Let’s talk about Chloe Grace Moretz for a minute. For a while, she was our preeminent “kid who works well with adults” (alternatively “kid who swears”). You throw her into something with adult co-stars and she makes a meal out of it. She’s kicked ass in Kick Ass. She gave comic sagely advice in (500) Days of Summer. She matched wits with Alec Baldwin on 30 Rock. It was clear that she was meant to be on camera, but it wasn’t obvious what she would evolve into as an adult. Neighbors 2: Sorority Row indicated that her same swearing shtick didn’t work as well as a she got older. She’d need to hone her comedy skills if she was going to continue in that direction. She didn’t quite fit in the YA drama mold (If I Stay, Brain on Fire). She’s taken the indie route often enough (Clouds of Sils Maria, The Miseducation of Cameron Post, Laggies) that I could see her moving more toward that in the coming years. There are two places where she really pops now though. The first is horror. She’s been doing this for a while (Let Me In, 2010) and has remained active in the genre (Carrie, 2013, Suspiria, 2018, Greta, 2018. Not to mention horror-adjacent comedies like Dark Shadows and The Addams Family). What made her work as a child actor was her ability to take absurd ideas seriously. That works for “swearing kid” roles (she would say something like an adult and make it seem like she knew what she was saying) and it works for horror (since everything in horror is something weird made scary by seeming real).

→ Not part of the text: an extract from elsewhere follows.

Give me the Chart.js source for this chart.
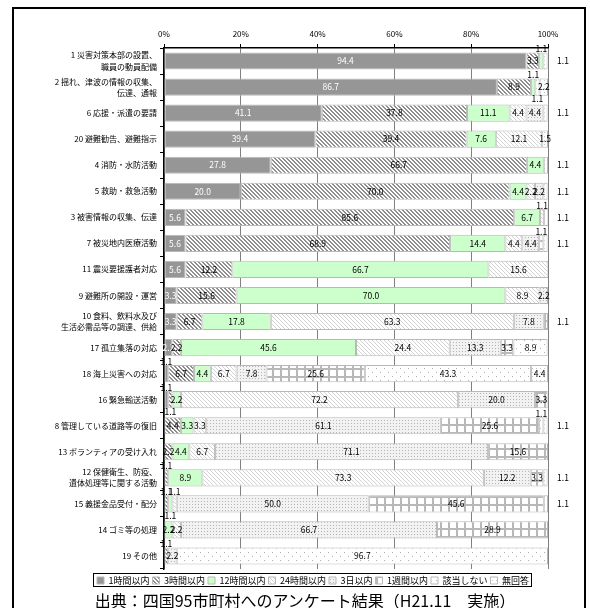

The second place she pops is a movie like Android/Mother. Basically, the pulpy Sci-Fi movie. In 2016, she made The Fifth Wave. At the time, it looked like her attempt at her Hunger Games. There was a wave of these YA dystopias or supernatural romances (The Host, Divergent, Beautiful Creatures, The Mortal Instruments, etc.). That movie mostly failed, but it seems to have moved her into a new direction. In the last two years now, she’s made both Shadow in the Cloud and Mother/Android. Both are dramas with a Sci-fi twist in which she plays a young mother. Shadow in the Cloud is much pulpier and stylized. Mother/Android is more directly Sci-Fi and dramatic. They are very similar though. Like why she works in horror, Moretz works in these because of how seriously she takes the silliest parts of them. And in both cases, the result is a decently fun movie. Shadow in the Cloud is a little better just for how nuts it gets, but they each have their merit.
So, I’m liking the current blueprint for Moretz’s career. Work in the genre space (horror, Sci-Fi) long enough to get out of the kid actor space (she’s still only 24!). Look for the occasional Sundance movie to keep her familiar with the arty types. Maybe be in a family film often enough for good paychecks and easy familiarity. By the time she’s 30, she’s got enough clout, experience, and familiarity with audiences to do just about anything. At least, that’s my optimistic view. The pessimistic view is that none of the big filmmakers are casting her for anything so she’s taking whatever lead roles she can get, hoping that eventually something breaks out or she stumbles into a workable identity as a grown-up performer. Either way, I remain interested.